Is this policy a bad thing? Yes and no. Some principles that apply well in one realm of life don't apply so well in others. The immortal principle of customer service that the customer is always right is great for the realm of consumption. If a long-time customer of a store maintains that an item is somehow defective or otherwise not up to par, then most companies provide some sort of remedy for such an unhappy occasion. That is, of course, if their aim is to keep customers (another good principle in the realm of consumption) and prevent their patrons from smearing the company's name in the college newspaper. But I digress.

I asked to return the item ,and the manager said there was no possible way to do it because he couldn't prove there was a defect. Gap only returns merchandise based on a very restrictive definition of the term "defective" (i.e. a pair of jeans was worn to a dinner party and while their owner was noshing and mingling, the pants randomly and dramatically burst into flames causing catastrophic injury to both wearer and his unfortunate interlocutors).

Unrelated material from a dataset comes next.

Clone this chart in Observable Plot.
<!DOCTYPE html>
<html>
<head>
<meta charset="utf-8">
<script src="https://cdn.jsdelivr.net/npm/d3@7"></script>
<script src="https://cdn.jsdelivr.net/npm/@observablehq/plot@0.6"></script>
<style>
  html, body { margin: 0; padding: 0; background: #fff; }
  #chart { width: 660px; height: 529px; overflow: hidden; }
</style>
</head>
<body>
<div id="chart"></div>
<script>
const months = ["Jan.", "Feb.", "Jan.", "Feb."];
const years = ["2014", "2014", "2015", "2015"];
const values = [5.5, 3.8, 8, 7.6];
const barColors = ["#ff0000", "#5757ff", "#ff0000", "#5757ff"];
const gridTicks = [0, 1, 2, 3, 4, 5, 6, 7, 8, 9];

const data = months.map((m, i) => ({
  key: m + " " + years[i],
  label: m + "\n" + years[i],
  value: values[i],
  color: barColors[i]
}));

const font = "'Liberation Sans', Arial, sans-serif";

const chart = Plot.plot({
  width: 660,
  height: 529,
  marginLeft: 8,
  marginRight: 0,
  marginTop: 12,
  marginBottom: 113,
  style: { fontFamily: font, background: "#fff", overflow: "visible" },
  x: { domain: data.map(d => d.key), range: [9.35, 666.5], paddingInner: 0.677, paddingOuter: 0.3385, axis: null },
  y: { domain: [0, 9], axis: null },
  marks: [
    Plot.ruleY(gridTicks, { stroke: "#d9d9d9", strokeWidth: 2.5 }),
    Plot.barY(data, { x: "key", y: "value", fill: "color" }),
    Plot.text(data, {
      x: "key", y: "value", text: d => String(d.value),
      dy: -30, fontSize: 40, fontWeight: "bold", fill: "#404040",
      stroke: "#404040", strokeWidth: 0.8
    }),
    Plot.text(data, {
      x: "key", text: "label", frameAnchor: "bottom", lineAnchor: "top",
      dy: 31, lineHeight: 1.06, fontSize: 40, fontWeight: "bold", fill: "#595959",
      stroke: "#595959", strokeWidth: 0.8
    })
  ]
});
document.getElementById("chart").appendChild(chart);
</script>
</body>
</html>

I insisted that there was a defect, but he demurred "I don't make the rules, I just enforce them." Like a martyr, this guy was ready to go to his death for Gap's policy.

Sure this policy is bad so far as customer service goes; but would that it were upheld in other areas of life. Take religion for instance.

What if instead of foisting his own personal opinions of what ought or ought not to be included in the Holy Sacrifice of the Mass, a priest treated the liturgy as the public prayer of the Church, which it is, and refrained from adding to or deleting what the Church prescribes for the Mass? Instead of "Our Father, [Our Mother] who art in heaven", we would have Jesus' words unbracketed and unadulterated. As a Christian how can you honestly think you are improving on what Jesus said?

Instead of avoiding the masculine pronoun as if it were a curse, we would get felicitous renderings of English prayers which - what a surprise - are how the prayers are actually written. Past crimes against women should not be solved by new crimes against language, let alone the Mass.

Can you imagine? Instead of a priest openly dissenting to his parishioners and potentially damaging pious sensibilities, we would have priests confident in St. Paul's words that the Church is the "pillar and bulwark of truth" (1 Tim 3:15). "Hey" they'd insist, "I don't make the rules, I just strive to be faithful to them. After all, Jesus entrusted the keys to the kingdom of heaven, not to me, but to Peter."

There would be no more of this nonsense: "The Catholic Church is wrong about [insert one of the following: contraception, the male priesthood, homosexual acts, embryonic stem cell research, in vitro fertilization] and will certainly change its teaching." (With the implication being: do what you will and don't worry about specific teachings of the Church when these interfere with private preferences.) But if you set yourself against the Pope, don't you become your own pontiff? Don't get me wrong. There are many priests who strive to live and teach what the Church lives and teaches. (Yes, it seems like a no-brainer). Nor am I saying that the rest of them are malicious, but they could learn a lot from the Gap.